The Difference is in the Design

HR's Role in Mergers and Acquisitions

Pick up any major U.S. newspaper on any given day, and you'll see headlines about the latest merger or acquisition.

For instance, Sprint and MCIWorldCom recently announced a possible merger. In Kansas City, the news media focused on the construction of Sprint's new world headquarters in Overland Park, Kansas and speculated about the impact of the merger on  more than 14,500 Sprint employees in the metro area. Would the state-of-the-art campus be completed? Would jobs be lost? 

When a merger is announced, company employees become concerned about job security and rumors start flying. Morale and productivity can take a nose dive. Combining two companies into one can create interpersonal conflict, role confusion and uncertainty about change. According Mitchell Lee Marks, a management consultant and author of the book Strategic Combination: Building Productive Capacity in Acquisitions and Alliances, human resource professionals should take an active role in educating senior executives about HR issues that can interfere with the success of the merger and with meeting key business objectives.
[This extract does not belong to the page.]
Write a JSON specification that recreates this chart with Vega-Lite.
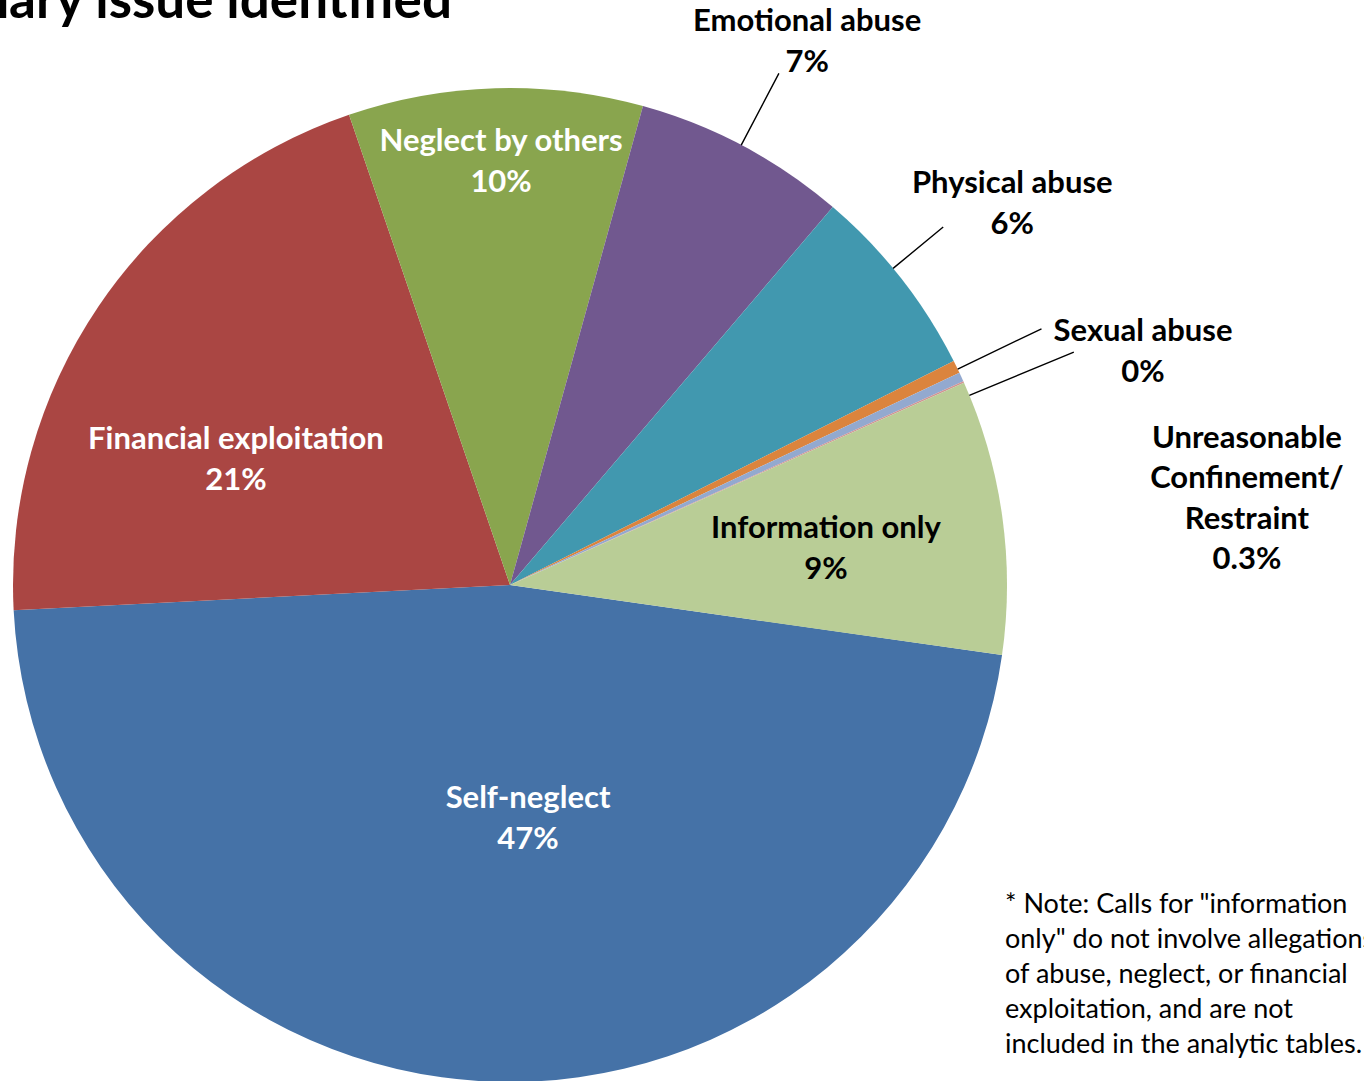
{
  "$schema": "https://vega.github.io/schema/vega-lite/v6.json",
  "width": 1020,
  "height": 1170,
  "autosize": {"type": "none"},
  "padding": {"left": 0, "top": 0, "right": 344, "bottom": -89},
  "background": "white",
  "config": {"view": {"stroke": null}, "font": "Lato"},
  "datasets": {
    "slices": [
      {"ord": 1, "category": "Self-neglect", "value": 46.94, "label": "Self-neglect\n47%"},
      {"ord": 2, "category": "Financial exploitation", "value": 20.56, "label": "Financial exploitation\n21%"},
      {"ord": 3, "category": "Neglect by others", "value": 9.56, "label": "Neglect by others\n10%"},
      {"ord": 4, "category": "Emotional abuse", "value": 6.94, "label": "Emotional abuse\n7%"},
      {"ord": 5, "category": "Physical abuse", "value": 6.31, "label": "Physical abuse\n6%"},
      {"ord": 6, "category": "Sexual abuse", "value": 0.42, "label": "Sexual abuse\n0%"},
      {"ord": 7, "category": "Unreasonable Confinement/Restraint", "value": 0.3, "label": "Unreasonable\nConfinement/\nRestraint\n0.3%"},
      {"ord": 8, "category": "Other", "value": 0.05, "label": ""},
      {"ord": 9, "category": "Information only", "value": 8.92, "label": "Information only\n9%"}
    ],
    "note": [
      {"text": ["* Note: Calls for \"information", "only\" do not involve allegations", "of abuse, neglect, or financial", "exploitation, and are not", "included in the analytic tables."]}
    ],
    "heading": [
      {"text": "Primary issue identified"}
    ]
  },
  "layer": [
    {
      "data": {"name": "slices"},
      "transform": [
        {"stack": "value", "groupby": [], "sort": [{"field": "ord", "order": "ascending"}], "as": ["v0", "v1"]},
        {"calculate": "(datum.v0 + datum.v1) / 2", "as": "mid"}
      ],
      "layer": [
        {
          "mark": {"type": "arc", "outerRadius": 497},
          "encoding": {
            "theta": {"field": "v0", "type": "quantitative", "stack": null, "scale": {"domain": [0, 100], "range": [1.7122, 7.9954], "nice": false, "zero": false}},
            "theta2": {"field": "v1"},
            "color": {"field": "category", "type": "nominal", "legend": null,
              "scale": {"domain": ["Self-neglect", "Financial exploitation", "Neglect by others", "Emotional abuse", "Physical abuse", "Sexual abuse", "Unreasonable Confinement/Restraint", "Other", "Information only"],
                        "range": ["#4572A7", "#AA4643", "#89A54E", "#71588F", "#4198AF", "#DB843D", "#93A9CF", "#D19392", "#B9CD96"]}}
          }
        },
        {
          "transform": [{"filter": "datum.category === 'Emotional abuse'"}],
          "mark": {"type": "arc", "innerRadius": 497, "outerRadius": 578, "padAngle": 3, "filled": false, "stroke": "black", "strokeWidth": 1.4, "thetaOffset": -0.01},
          "encoding": {"theta": {"field": "v0", "type": "quantitative", "stack": null}, "theta2": {"field": "v1"}}
        },
        {
          "transform": [{"filter": "datum.category === 'Physical abuse'"}],
          "mark": {"type": "arc", "innerRadius": 497, "outerRadius": 562, "padAngle": 3, "filled": false, "stroke": "black", "strokeWidth": 1.4, "thetaOffset": -0.05},
          "encoding": {"theta": {"field": "v0", "type": "quantitative", "stack": null}, "theta2": {"field": "v1"}}
        },
        {
          "transform": [{"filter": "datum.category === 'Sexual abuse'"}],
          "mark": {"type": "arc", "innerRadius": 497, "outerRadius": 590, "padAngle": 3, "filled": false, "stroke": "black", "strokeWidth": 1.4, "thetaOffset": 0.01},
          "encoding": {"theta": {"field": "v0", "type": "quantitative", "stack": null}, "theta2": {"field": "v1"}}
        },
        {
          "transform": [{"filter": "datum.category === 'Unreasonable Confinement/Restraint'"}],
          "mark": {"type": "arc", "innerRadius": 497, "outerRadius": 610, "padAngle": 3, "filled": false, "stroke": "black", "strokeWidth": 1.4, "thetaOffset": 0.08},
          "encoding": {"theta": {"field": "v0", "type": "quantitative", "stack": null}, "theta2": {"field": "v1"}}
        },
        {
          "transform": [{"filter": "datum.category === 'Self-neglect'"}],
          "mark": {"type": "text", "fontSize": 31, "fontWeight": "bold", "font": "Lato", "lineBreak": "\n", "lineHeight": 41, "align": "center", "baseline": "middle", "color": "white", "dx": 28.6, "dy": -19},
          "encoding": {"theta": {"field": "mid", "type": "quantitative", "stack": null}, "radius": {"value": 233}, "text": {"field": "label", "type": "nominal"}}
        },
        {
          "transform": [{"filter": "datum.category === 'Financial exploitation'"}],
          "mark": {"type": "text", "fontSize": 31, "fontWeight": "bold", "font": "Lato", "lineBreak": "\n", "lineHeight": 41, "align": "center", "baseline": "middle", "color": "white", "dx": -24, "dy": 24},
          "encoding": {"theta": {"field": "mid", "type": "quantitative", "stack": null}, "radius": {"value": 302}, "text": {"field": "label", "type": "nominal"}}
        },
        {
          "transform": [{"filter": "datum.category === 'Neglect by others'"}],
          "mark": {"type": "text", "fontSize": 31, "fontWeight": "bold", "font": "Lato", "lineBreak": "\n", "lineHeight": 41, "align": "center", "baseline": "middle", "color": "white", "dx": 3.6, "dy": -18},
          "encoding": {"theta": {"field": "mid", "type": "quantitative", "stack": null}, "radius": {"value": 425}, "text": {"field": "label", "type": "nominal"}}
        },
        {
          "transform": [{"filter": "datum.category === 'Information only'"}],
          "mark": {"type": "text", "fontSize": 31, "fontWeight": "bold", "font": "Lato", "lineBreak": "\n", "lineHeight": 41, "align": "center", "baseline": "middle", "color": "black", "dx": 1, "dy": -12},
          "encoding": {"theta": {"field": "mid", "type": "quantitative", "stack": null}, "radius": {"value": 318}, "text": {"field": "label", "type": "nominal"}}
        },
        {
          "transform": [{"filter": "datum.category === 'Emotional abuse'"}],
          "mark": {"type": "text", "fontSize": 31, "fontWeight": "bold", "font": "Lato", "lineBreak": "\n", "lineHeight": 41, "align": "center", "baseline": "middle", "color": "black", "dx": 6, "dy": -16},
          "encoding": {"theta": {"field": "mid", "type": "quantitative", "stack": null}, "radius": {"value": 620}, "text": {"field": "label", "type": "nominal"}}
        },
        {
          "transform": [{"filter": "datum.category === 'Physical abuse'"}],
          "mark": {"type": "text", "fontSize": 31, "fontWeight": "bold", "font": "Lato", "lineBreak": "\n", "lineHeight": 41, "align": "center", "baseline": "middle", "color": "black", "dx": 6, "dy": -11},
          "encoding": {"theta": {"field": "mid", "type": "quantitative", "stack": null}, "radius": {"value": 631}, "text": {"field": "label", "type": "nominal"}}
        },
        {
          "transform": [{"filter": "datum.category === 'Sexual abuse'"}],
          "mark": {"type": "text", "fontSize": 31, "fontWeight": "bold", "font": "Lato", "lineBreak": "\n", "lineHeight": 41, "align": "center", "baseline": "middle", "color": "black", "dx": 26.5, "dy": 43},
          "encoding": {"theta": {"field": "mid", "type": "quantitative", "stack": null}, "radius": {"value": 675}, "text": {"field": "label", "type": "nominal"}}
        },
        {
          "transform": [{"filter": "datum.category === 'Unreasonable Confinement/Restraint'"}],
          "mark": {"type": "text", "fontSize": 31, "fontWeight": "bold", "font": "Lato", "lineBreak": "\n", "lineHeight": 40.5, "align": "center", "baseline": "middle", "color": "black", "dx": 63, "dy": 164},
          "encoding": {"theta": {"field": "mid", "type": "quantitative", "stack": null}, "radius": {"value": 742}, "text": {"field": "label", "type": "nominal"}}
        }
      ]
    },
    {
      "data": {"name": "note"},
      "mark": {"type": "text", "align": "left", "baseline": "top", "fontSize": 27, "lineHeight": 35, "font": "Lato", "color": "black", "x": 1005, "y": 892},
      "encoding": {"text": {"field": "text", "type": "nominal"}}
    },
    {
      "data": {"name": "heading"},
      "mark": {"type": "text", "align": "right", "baseline": "alphabetic", "fontSize": 53, "fontWeight": "bold", "font": "Lato", "color": "black", "x": 452, "y": 18},
      "encoding": {"text": {"field": "text", "type": "nominal"}}
    }
  ]
}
Marks recommends some effective ways that human resource professionals can help smooth the transition:
Facilitate transition teams. Transition teams are used to study and recommend options for combining the two companies in a merger. To discourage decision-making based on personal agendas or politics, human resource professionals who facilitate transition teams should work with team leaders to run effective meetings. This will give all team members an opportunity to contribute their viewpoints.    
Educate managers and employees. To minimize stress and uncertainty in the organization during the merger process, develop and deliver educational seminars to help employees and managers manage stress, low morale and productivity issues in work groups. These seminars should focus on specific issues affecting employees rather than on change management in general.
Develop newly formed teams. After the merger is implemented, problems may arise as new teams are formed. These teams may experience interpersonal conflict, unclear roles and responsibilities and confusing procedures as leaders move ahead on operational tasks. Create a process to develop newly formed teams. Review this process with managers and supervisors, and offer to help launch new teams by providing consultation.
Reinforce the new culture. When two companies with vastly different cultures merge, help management preserve the best aspects of the old company and carry them into the new company. Find out what cultural characteristics and values senior executives want to preserve from their respective companies, what they don't want to keep and what new characteristics they want to introduce in the new organization. Make a list and ask each level of management for feedback. Provide management with a development tool. Survey all levels of management about three months after the merger, to assess progress toward the new culture and provide feedback to managers.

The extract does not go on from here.